DRIFT: Dual-Representation Inter-Fusion Transformer for Automated Driving Perception with 4D Radar Point Clouds
Siqi Pei, Andras Palffy, Dariu Gavrila
AI summary
Problem
4D radar point clouds are significantly sparser and noisier than LiDAR data, making it difficult for traditional single-representation models to capture both the fine-grained local details and coarse-grained global context required for accurate automated driving perception.
Approach
The authors propose DRIFT, a dual-path transformer model that processes raw radar points and pillar-voxelized data in parallel, intertwining them at multiple stages via novel feature-sharing blocks to fuse local and global representations.
Key results
- 52.6% mAP on View-of-Delft detection dataset
- Surpasses baselines in 3D object detection and free-road segmentation
- Validated on public and large-scale proprietary radar datasets
- Novel feature-sharing blocks enable effective bi-directional local-global fusion
Why it matters
Provides a robust, low-cost alternative to LiDAR for automated driving perception, particularly improving reliability in adverse weather and low-light conditions.
Abstract
4D radars, which provide 3D point cloud data along with Doppler velocity, are attractive components of modern automated driving systems due to their low cost and robustness under adverse weather conditions.

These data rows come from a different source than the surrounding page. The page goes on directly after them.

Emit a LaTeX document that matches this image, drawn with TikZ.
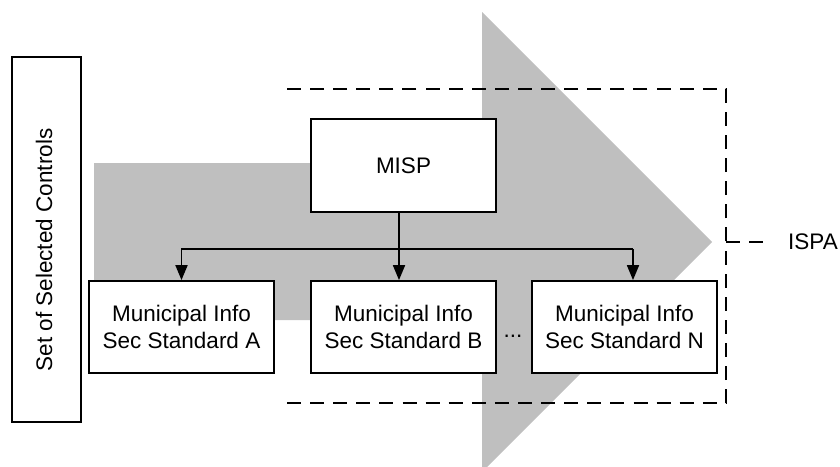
\documentclass[tikz,border=0pt]{standalone}
\usepackage{fontspec}
\setmainfont{Liberation Sans}
\usetikzlibrary{arrows.meta,calc}
\definecolor{flowgrey}{RGB}{191,191,191}
\begin{document}
\begin{tikzpicture}[x=1pt,y=-1pt,
  every node/.style={font=\fontsize{22.5}{27}\selectfont},
  block/.style={draw=black, line width=1.8pt, fill=white, align=center,
    minimum width=185pt, minimum height=92pt, inner sep=0pt},
  wire/.style={line width=1.8pt},
  arr/.style={wire, -{Triangle[width=12pt,length=15pt]}},
  dashline/.style={line width=1.8pt, dash pattern=on 14pt off 9.1pt}]

\useasboundingbox (0,0) rectangle (840,466);

% big grey flow arrow in the background
\begin{scope}
  \clip (0,0) rectangle (840,466);
  \fill[flowgrey] (94,163) -- (482,163) -- (482,12) -- (712,242)
    -- (482,472) -- (482,320) -- (94,320) -- cycle;
\end{scope}

% controls column on the left
\node[draw=black, line width=1.8pt, minimum width=69pt, minimum height=365pt,
  inner sep=0pt] (ctrl) at (46.5,239.5) {};
\node[rotate=90, inner sep=0pt] (ctrltext) at (44,250) {Set of Selected Controls};

% ISPA boundary: a bracket open towards the left
\coordinate (frametl) at (287,89);
\coordinate (frametr) at (726,89);
\coordinate (framebr) at (726,403);
\coordinate (framebl) at (287,403);
\draw[dashline] (framebl) -- (framebr) -- (frametr) -- (frametl);

% policy and standards
\node[block, minimum height=93pt] (misp) at (403.5,165.5) {MISP};
\node[block] (stda) at (181.5,327) {Municipal Info\\Sec Standard A};
\node[block] (stdb) at (403.5,327) {Municipal Info\\Sec Standard B};
\node[block] (stdn) at (624.5,327) {Municipal Info\\Sec Standard N};
\node[anchor=base, inner sep=0pt] (dots) at (513,337) {...};

% distribution from MISP to each standard
\coordinate (bus) at (0,249);
\draw[arr] ([xshift=-4.5pt]misp.south) -- ([xshift=-4.5pt]stdb.north);
\draw[arr] ([xshift=8.5pt]stdn.north |- bus) -- (stda.north |- bus) -- (stda.north);
\draw[arr] ([xshift=8.5pt]stdn.north |- bus) -- ([xshift=8.5pt]stdn.north);

% ISPA label
\node[anchor=west, inner sep=0pt] (ispa) at (788,242) {ISPA};
\coordinate (ispaend) at (763,242);
\draw[dashline] (framebr |- ispaend) -- (ispaend);
\end{tikzpicture}
\end{document}
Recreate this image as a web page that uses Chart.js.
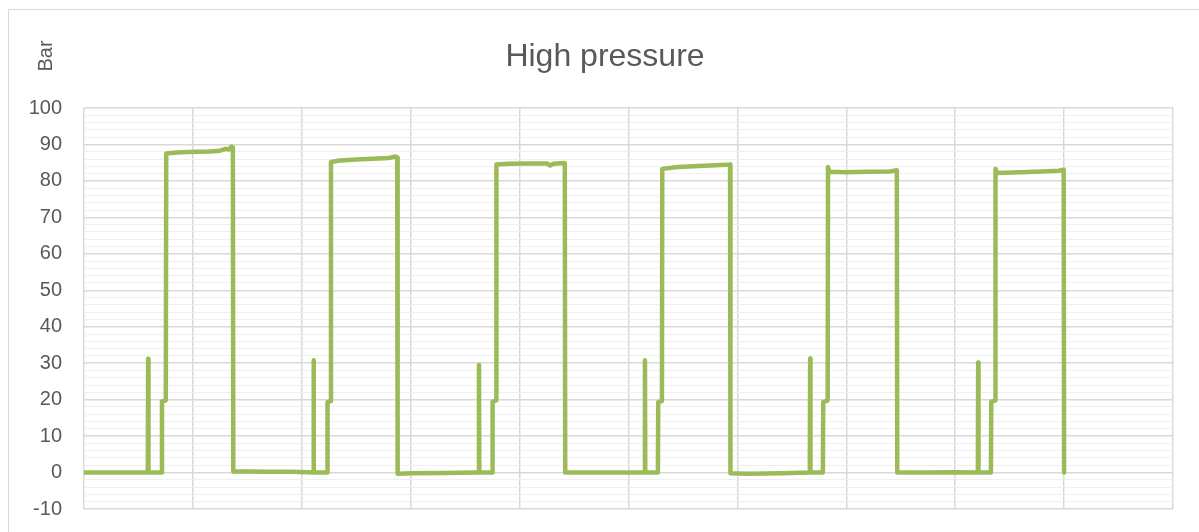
<!DOCTYPE html>
<html>
<head>
<meta charset="utf-8">
<title>High pressure</title>
<script src="https://cdn.jsdelivr.net/npm/chart.js@4/dist/chart.umd.min.js"></script>
<style>
  html, body { margin: 0; padding: 0; background: #ffffff; }
  #wrap { position: relative; width: 1199px; height: 532px; overflow: hidden; }
  #frame { position: absolute; left: 8px; top: 9px; width: 1300px; height: 600px;
           border: 1px solid #d9d9d9; box-sizing: border-box; pointer-events: none; }
  canvas { position: absolute; left: 0; top: 0; }
</style>
</head>
<body>
<div id="wrap">
  <div id="frame"></div>
  <canvas id="chart" width="1199" height="532"></canvas>
</div>
<script>
// Sample index (time axis, 0..1000) and high-side pressure in bar
const timeIndex = [
  0, 58.6, 58.9, 59.2, 71.4, 71.6, 75.1, 75.5, 85, 95, 105, 115, 125, 130, 133, 135.5, 136.7, 137.1,
  150, 170, 190, 205, 210.5, 210.8, 211.1, 223.3, 223.6, 226.5, 226.8, 235, 250, 265, 280, 286, 287.6, 288.0,
  300, 330, 360, 362.4, 362.7, 363.0, 374.9, 375.2, 378.4, 378.7, 390, 410, 425, 428, 431, 441.5, 441.9,
  470, 500, 514.8, 515.1, 515.4, 527.0, 527.3, 530.7, 531.0, 545, 560, 575, 590, 593.3, 593.6,
  610, 640, 666.5, 666.8, 667.1, 678.5, 678.8, 682.9, 683.2, 684.5, 700, 720, 740, 746.4, 746.8,
  770, 800, 820.8, 821.1, 821.4, 832.8, 833.1, 836.7, 837.0, 838.5, 860, 880, 895, 899.6, 900.0
];
const pressureBar = [
  0, 0, 31.2, 0, 0, 19.5, 19.8, 87.5, 87.8, 87.9, 88.0, 88.1, 88.3, 88.8, 88.6, 89.4, 89.2, 0.3,
  0.3, 0.2, 0.2, 0.1, 0, 30.8, 0, 0, 19.3, 19.6, 85.2, 85.6, 85.9, 86.1, 86.3, 86.7, 86.4, -0.3,
  -0.2, -0.1, 0, 0, 29.5, 0, 0, 19.4, 19.8, 84.5, 84.7, 84.8, 84.8, 84.2, 84.7, 84.9, 0,
  0, 0, 0, 30.8, 0, 0, 19.3, 19.6, 83.3, 83.8, 84.0, 84.2, 84.4, 84.5, -0.2,
  -0.3, -0.2, 0, 31.3, 0, 0, 19.3, 19.8, 83.8, 82.5, 82.4, 82.5, 82.6, 82.9, 0,
  0, 0.1, 0, 30.2, 0, 0, 19.4, 19.8, 83.3, 82.2, 82.4, 82.6, 82.8, 83.1, 0
];
const yTickLabels = ['-10', '0', '10', '20', '30', '40', '50', '60', '70', '80', '90', '100'];
const chartTitle = 'High pressure';
const unitLabel = 'Bar';

const textGrey = '#595959';
const lineGreen = '#9bbb59';

// Title and rotated unit label, drawn on the canvas after the chart
const headerText = {
  id: 'headerText',
  afterDraw(chart) {
    const ctx = chart.ctx;
    ctx.save();
    ctx.fillStyle = textGrey;
    ctx.font = '32px "Liberation Sans", Arial, sans-serif';
    ctx.textAlign = 'center';
    ctx.textBaseline = 'alphabetic';
    ctx.fillText(chartTitle, 605, 66);
    ctx.translate(52, 56);
    ctx.rotate(-Math.PI / 2);
    ctx.font = '20px "Liberation Sans", Arial, sans-serif';
    ctx.textAlign = 'center';
    ctx.fillText(unitLabel, 0, 0);
    ctx.restore();
  }
};

new Chart(document.getElementById('chart'), {
  type: 'line',
  data: {
    datasets: [{
      data: timeIndex.map((x, i) => ({ x: x, y: pressureBar[i] })),
      borderColor: lineGreen,
      borderWidth: 4.5,
      pointRadius: 0,
      tension: 0,
      fill: false,
      borderJoinStyle: 'round',
      borderCapStyle: 'round'
    }]
  },
  options: {
    responsive: false,
    animation: false,
    layout: { padding: { left: 0, top: 108, right: 26, bottom: 23 } },
    plugins: { legend: { display: false }, tooltip: { enabled: false }, title: { display: false } },
    scales: {
      x: {
        type: 'linear',
        min: 0,
        max: 1000,
        afterFit(s) { s.height = 0; },
        ticks: { display: false, stepSize: 100 },
        grid: { color: '#d9d9d9', lineWidth: 1.5, drawTicks: false },
        border: { display: false }
      },
      y: {
        min: -10,
        max: 100,
        afterFit(s) { s.width = 84; s.paddingTop = 0; s.paddingBottom = 0; },
        ticks: {
          stepSize: 2,
          autoSkip: false,
          padding: 22,
          color: textGrey,
          font: { family: '"Liberation Sans", Arial, sans-serif', size: 20 },
          callback(v) {
            return yTickLabels.includes(String(v)) ? String(v) : '';
          }
        },
        grid: {
          drawTicks: false,
          color(c) { return c.tick && c.tick.value % 10 === 0 ? '#d9d9d9' : '#efefef'; },
          lineWidth(c) { return c.tick && c.tick.value % 10 === 0 ? 1.5 : 1; }
        },
        border: { display: false }
      }
    }
  },
  plugins: [headerText]
});
</script>
</body>
</html>
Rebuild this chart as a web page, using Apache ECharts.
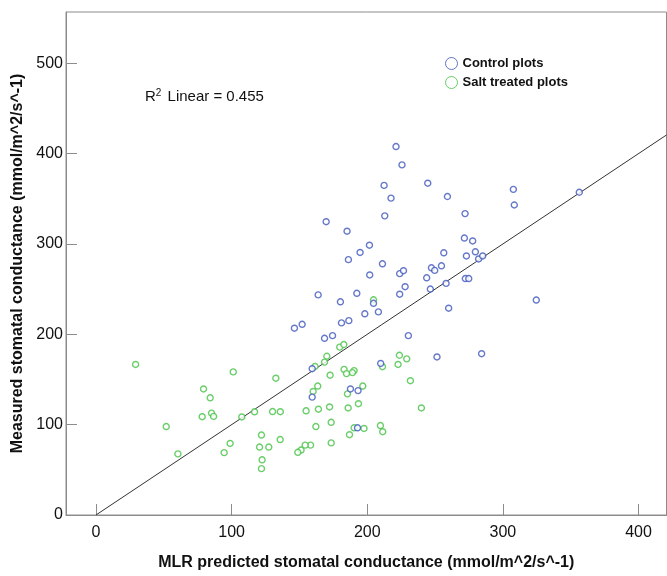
<!DOCTYPE html>
<html>
<head>
<meta charset="utf-8">
<script src="https://cdn.jsdelivr.net/npm/echarts@6/dist/echarts.min.js"></script>
<style>html,body{margin:0;padding:0;background:#fff}#c{width:667px;height:576px}</style>
</head>
<body>
<div id="c"></div>
<script>
// Control plots: [MLR predicted, measured]
var controlX = [221.2,225.6,212.4,244.6,217.5,259.1,212.9,272.1,169.7,185.1,271.6,277.7,201.6,194.7,256.4,279.7,186.1,273.1,282.1,285.1,211.2,201.8,223.9,226.7,247.3,249.7,254.7,243.8,272.3,274.8,307.7,308.4,356.3,163.8,192.3,180.2,204.6,227.9,223.9,246.5,258.1,260.0,198.2,208.2,146.3,152.0,181.0,186.4,168.5,174.4,230.3,251.4,284.3,209.9,159.4,187.6,193.2,159.4,324.6,192.8];
var controlY = [407.8,387.5,364.8,367.2,350.7,352.5,331.1,333.6,324.6,314.1,306.5,303.3,298.6,290.6,290.2,291.3,282.6,286.7,283.4,286.7,278.0,265.7,267.1,270.4,273.6,270.7,275.8,262.5,261.7,261.7,360.4,343.1,357.2,243.6,245.4,236.0,234.3,252.7,244.4,250.1,256.3,228.9,222.7,224.8,206.7,211.1,212.6,215.1,195.6,198.5,198.5,174.9,178.5,167.7,161.9,139.5,137.7,130.5,237.9,96.5];
// Salt treated plots
var saltX = [29.2,101.2,132.6,79.3,84.2,78.3,85.2,86.7,51.8,60.4,107.5,116.9,130.2,135.9,122.0,98.9,94.5,120.6,127.4,122.5,122.0,135.8,204.6,179.7,182.7,170.2,168.5,161.5,223.7,229.1,222.7,211.2,182.9,190.3,189.1,184.7,172.6,231.8,163.5,196.7,160.1,185.4,193.5,154.9,164.0,172.2,185.9,239.9,162.1,173.4,190.3,197.6,209.7,211.4,186.9,173.4,158.2,154.2,151.2,148.8];
var saltY = [166.6,158.4,151.4,139.5,129.7,108.8,112.8,109.1,97.9,67.6,108.5,114.2,114.5,114.3,88.5,79.2,69.0,75.2,75.2,61.1,51.3,83.5,238.2,185.8,188.7,175.7,169.2,164.4,176.8,172.8,166.6,164.1,161.2,159.8,157.6,156.5,154.7,148.6,142.7,142.7,136.7,134.1,123.2,115.3,117.1,119.6,118.5,118.5,97.9,102.6,96.5,95.8,99.0,92.2,88.9,79.8,77.3,77.3,71.9,69.4];
// Fit line (through origin): x and y values at its ends
var fitX = [0, 420.6];
var fitY = [0, 420.6];
var xTicks = [0, 100, 200, 300, 400];
var yTicks = [0, 100, 200, 300, 400, 500];
var seriesNames = ['Control plots', 'Salt treated plots'];

function pairs(xs, ys){ return xs.map(function(v,i){ return [v, ys[i]]; }); }

var blue = '#3f56bd', green = '#45c245';
var font = '"Liberation Sans", Arial, sans-serif';
var chart = echarts.init(document.getElementById('c'), null, {renderer:'canvas'});
chart.setOption({
  animation: false,
  backgroundColor: '#fff',
  grid: {left: 66, right: 0.5, top: 12, bottom: 51, show: true, borderColor: '#8c8c8c', borderWidth: 1},
  legend: {
    orient: 'vertical', left: 440, top: 52, itemWidth: 12, itemHeight: 12, itemGap: 6,
    data: seriesNames,
    itemStyle: {borderWidth: 1},
    textStyle: {fontFamily: font, fontSize: 13, fontWeight: 'bold', color: '#111'}
  },
  graphic: [{
    type: 'text', left: 145, top: 88,
    style: {
      text: 'R{s|2} Linear = 0.455',
      font: '15px ' + font, fill: '#111',
      rich: {s: {fontSize: 10, verticalAlign: 'top', padding: [0,2,7,0], fontFamily: font, fill:'#111'}}
    }
  }],
  xAxis: {
    type: 'value', min: -22.1, max: 420.6,
    name: 'MLR predicted stomatal conductance (mmol/m^2/s^-1)',
    nameLocation: 'middle', nameGap: 40,
    nameTextStyle: {fontFamily: font, fontSize: 16, fontWeight: 'bold', color: '#111'},
    axisLine: {onZero: false, lineStyle: {color: '#8c8c8c'}},
    axisTick: {inside: true, length: 11, lineStyle: {color: '#8c8c8c'}, customValues: xTicks},
    axisLabel: {fontFamily: font, fontSize: 16, color: '#111', margin: 10, customValues: xTicks},
    splitLine: {show: false}
  },
  yAxis: {
    type: 'value', min: 0, max: 556.7,
    name: 'Measured stomatal conductance (mmol/m^2/s^-1)',
    nameLocation: 'middle', nameGap: 38,
    nameTextStyle: {fontFamily: font, fontSize: 16, fontWeight: 'bold', color: '#111'},
    axisLine: {onZero: false, lineStyle: {color: '#8c8c8c'}},
    axisTick: {inside: true, length: 11, lineStyle: {color: '#8c8c8c'}, customValues: yTicks},
    axisLabel: {fontFamily: font, fontSize: 16, color: '#111', margin: 3, customValues: yTicks},
    splitLine: {show: false}
  },
  series: [
    {
      name: 'fit', type: 'line', data: pairs(fitX, fitY), showSymbol: false, symbol: 'none',
      lineStyle: {color: '#333', width: 1}, z: 1, silent: true
    },
    {
      name: seriesNames[0], type: 'scatter', data: pairs(controlX, controlY), symbol: 'circle', symbolSize: 6,
      itemStyle: {color: '#fff', borderColor: blue, borderWidth: 1.4}, z: 3
    },
    {
      name: seriesNames[1], type: 'scatter', data: pairs(saltX, saltY), symbol: 'circle', symbolSize: 6,
      itemStyle: {color: '#fff', borderColor: green, borderWidth: 1.4}, z: 2
    }
  ]
});
</script>
</body>
</html>
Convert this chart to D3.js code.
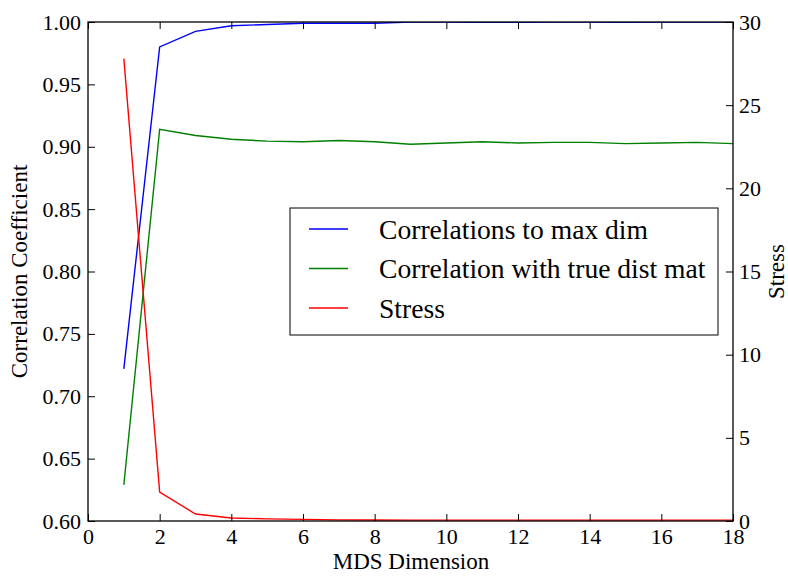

However, they provide a significantly lower point cloud density than LiDAR sensors. This makes it important to exploit not only local but also global contextual scene information. This paper proposes DRIFT, a model that effectively captures and fuses both local and global contexts through a dual-path architecture. The model incorporates a point path to aggregate fine-grained local features and a pillar path to encode coarse-grained global features. These two parallel paths are intertwined via novel feature-sharing layers at multiple stages, enabling full utilization of both representations. DRIFT is evaluated on the widely used View-of-Delft (VoD) dataset [1] and a proprietary internal dataset. It outperforms the baselines on the tasks of object detection and/or free road estimation. For example, DRIFT achieves a mean average precision (mAP) of 52.6% (compared to, say, 45.4% of CenterPoint [2]) on the VoD dataset.